▶ [Aim of the exercise]: Take the listing from its first line through the line that contains "const omegaK2 = 31.6;" and please retype those lines exactly, leaving out the pictures.

▶ [Dataset extract]:
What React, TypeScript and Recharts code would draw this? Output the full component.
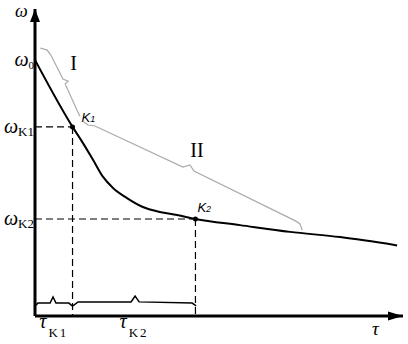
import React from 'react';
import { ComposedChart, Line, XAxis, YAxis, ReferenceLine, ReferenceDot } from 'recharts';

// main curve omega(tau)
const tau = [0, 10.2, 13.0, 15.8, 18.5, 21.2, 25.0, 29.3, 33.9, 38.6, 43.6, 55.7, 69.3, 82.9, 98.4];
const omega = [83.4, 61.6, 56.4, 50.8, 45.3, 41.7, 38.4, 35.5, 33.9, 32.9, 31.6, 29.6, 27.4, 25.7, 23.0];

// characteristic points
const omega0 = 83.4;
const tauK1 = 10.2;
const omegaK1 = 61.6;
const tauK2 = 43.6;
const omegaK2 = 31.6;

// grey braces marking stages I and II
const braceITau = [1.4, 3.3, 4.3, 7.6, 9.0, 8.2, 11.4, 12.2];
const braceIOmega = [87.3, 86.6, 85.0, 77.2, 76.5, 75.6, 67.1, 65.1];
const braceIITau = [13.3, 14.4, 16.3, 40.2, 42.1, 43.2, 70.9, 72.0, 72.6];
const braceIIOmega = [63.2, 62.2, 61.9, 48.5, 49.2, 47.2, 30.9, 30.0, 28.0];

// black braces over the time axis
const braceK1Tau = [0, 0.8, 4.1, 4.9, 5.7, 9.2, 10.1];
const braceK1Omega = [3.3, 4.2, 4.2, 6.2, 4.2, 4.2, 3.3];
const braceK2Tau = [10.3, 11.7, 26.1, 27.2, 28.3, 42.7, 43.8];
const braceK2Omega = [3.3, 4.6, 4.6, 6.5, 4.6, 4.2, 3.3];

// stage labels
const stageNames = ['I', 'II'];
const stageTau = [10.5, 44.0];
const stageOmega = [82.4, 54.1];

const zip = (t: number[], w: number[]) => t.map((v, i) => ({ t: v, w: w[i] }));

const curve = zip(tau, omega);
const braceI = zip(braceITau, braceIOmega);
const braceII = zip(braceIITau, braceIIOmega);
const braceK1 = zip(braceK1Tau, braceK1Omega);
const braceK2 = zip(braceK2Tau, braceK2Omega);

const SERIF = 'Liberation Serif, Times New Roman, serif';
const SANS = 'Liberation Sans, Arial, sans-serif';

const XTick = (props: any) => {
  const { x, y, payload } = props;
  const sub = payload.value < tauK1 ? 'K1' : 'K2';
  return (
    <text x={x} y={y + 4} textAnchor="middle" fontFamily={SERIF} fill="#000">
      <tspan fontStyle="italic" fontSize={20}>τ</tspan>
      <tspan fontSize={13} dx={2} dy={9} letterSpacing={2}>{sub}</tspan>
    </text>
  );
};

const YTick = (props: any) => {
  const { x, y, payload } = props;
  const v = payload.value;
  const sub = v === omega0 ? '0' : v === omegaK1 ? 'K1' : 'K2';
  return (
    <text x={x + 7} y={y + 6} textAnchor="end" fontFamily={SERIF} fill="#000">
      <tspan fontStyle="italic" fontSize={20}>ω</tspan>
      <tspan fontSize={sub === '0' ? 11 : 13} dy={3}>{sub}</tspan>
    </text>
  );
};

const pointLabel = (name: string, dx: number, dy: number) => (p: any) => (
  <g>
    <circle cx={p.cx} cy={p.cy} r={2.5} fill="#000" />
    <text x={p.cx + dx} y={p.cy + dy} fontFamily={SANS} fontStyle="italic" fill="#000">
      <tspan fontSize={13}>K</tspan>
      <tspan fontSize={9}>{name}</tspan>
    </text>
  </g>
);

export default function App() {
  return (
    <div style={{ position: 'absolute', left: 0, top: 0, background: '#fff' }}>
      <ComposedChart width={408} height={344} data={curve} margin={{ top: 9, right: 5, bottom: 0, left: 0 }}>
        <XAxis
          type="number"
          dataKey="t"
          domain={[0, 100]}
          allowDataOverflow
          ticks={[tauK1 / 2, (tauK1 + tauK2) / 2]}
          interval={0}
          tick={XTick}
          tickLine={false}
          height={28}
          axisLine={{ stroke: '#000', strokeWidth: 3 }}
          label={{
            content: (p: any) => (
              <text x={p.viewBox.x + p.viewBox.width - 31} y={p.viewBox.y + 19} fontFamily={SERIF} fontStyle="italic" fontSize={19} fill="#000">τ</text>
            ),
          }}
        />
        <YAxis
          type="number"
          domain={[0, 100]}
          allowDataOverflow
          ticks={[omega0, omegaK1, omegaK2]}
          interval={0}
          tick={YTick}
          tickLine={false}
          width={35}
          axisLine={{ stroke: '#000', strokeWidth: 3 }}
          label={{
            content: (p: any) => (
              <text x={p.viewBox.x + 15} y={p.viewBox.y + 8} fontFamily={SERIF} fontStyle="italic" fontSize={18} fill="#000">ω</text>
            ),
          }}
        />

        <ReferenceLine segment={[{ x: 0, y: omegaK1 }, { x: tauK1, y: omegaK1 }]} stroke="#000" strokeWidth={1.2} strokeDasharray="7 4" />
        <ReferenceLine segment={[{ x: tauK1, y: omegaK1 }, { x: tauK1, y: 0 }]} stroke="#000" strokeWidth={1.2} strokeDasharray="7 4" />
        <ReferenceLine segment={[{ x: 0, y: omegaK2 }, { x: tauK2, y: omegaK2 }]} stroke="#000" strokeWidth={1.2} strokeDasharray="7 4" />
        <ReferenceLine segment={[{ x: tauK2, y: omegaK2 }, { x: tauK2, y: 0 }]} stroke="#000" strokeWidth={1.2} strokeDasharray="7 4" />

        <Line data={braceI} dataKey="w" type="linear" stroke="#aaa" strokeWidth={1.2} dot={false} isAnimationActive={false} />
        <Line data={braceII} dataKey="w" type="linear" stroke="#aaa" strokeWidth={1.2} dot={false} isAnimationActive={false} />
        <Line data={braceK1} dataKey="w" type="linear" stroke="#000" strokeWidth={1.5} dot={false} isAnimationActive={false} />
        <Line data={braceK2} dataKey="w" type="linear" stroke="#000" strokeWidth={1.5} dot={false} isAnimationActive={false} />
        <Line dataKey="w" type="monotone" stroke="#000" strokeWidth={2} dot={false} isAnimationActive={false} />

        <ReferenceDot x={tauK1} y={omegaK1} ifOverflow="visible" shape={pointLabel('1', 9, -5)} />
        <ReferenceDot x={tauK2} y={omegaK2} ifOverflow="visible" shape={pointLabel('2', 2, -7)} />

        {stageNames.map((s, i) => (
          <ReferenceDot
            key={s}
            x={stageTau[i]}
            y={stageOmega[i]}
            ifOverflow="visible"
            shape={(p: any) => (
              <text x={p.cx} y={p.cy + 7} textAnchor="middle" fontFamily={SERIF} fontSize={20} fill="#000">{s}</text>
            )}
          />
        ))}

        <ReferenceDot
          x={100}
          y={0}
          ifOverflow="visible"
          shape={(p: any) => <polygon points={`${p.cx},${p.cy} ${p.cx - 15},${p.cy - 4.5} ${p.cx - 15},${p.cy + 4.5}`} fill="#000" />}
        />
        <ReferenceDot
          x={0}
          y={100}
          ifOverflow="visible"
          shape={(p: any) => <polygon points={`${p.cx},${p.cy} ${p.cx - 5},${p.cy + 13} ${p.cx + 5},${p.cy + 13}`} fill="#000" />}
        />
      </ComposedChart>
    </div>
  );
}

▶ [Solution for this task]:
What React, TypeScript and Recharts code would draw this? Output the full component.
import React from 'react';
import { ComposedChart, Line, XAxis, YAxis, ReferenceLine, ReferenceDot } from 'recharts';

// main curve omega(tau)
const tau = [0, 10.2, 13.0, 15.8, 18.5, 21.2, 25.0, 29.3, 33.9, 38.6, 43.6, 55.7, 69.3, 82.9, 98.4];
const omega = [83.4, 61.6, 56.4, 50.8, 45.3, 41.7, 38.4, 35.5, 33.9, 32.9, 31.6, 29.6, 27.4, 25.7, 23.0];

// characteristic points
const omega0 = 83.4;
const tauK1 = 10.2;
const omegaK1 = 61.6;
const tauK2 = 43.6;
const omegaK2 = 31.6;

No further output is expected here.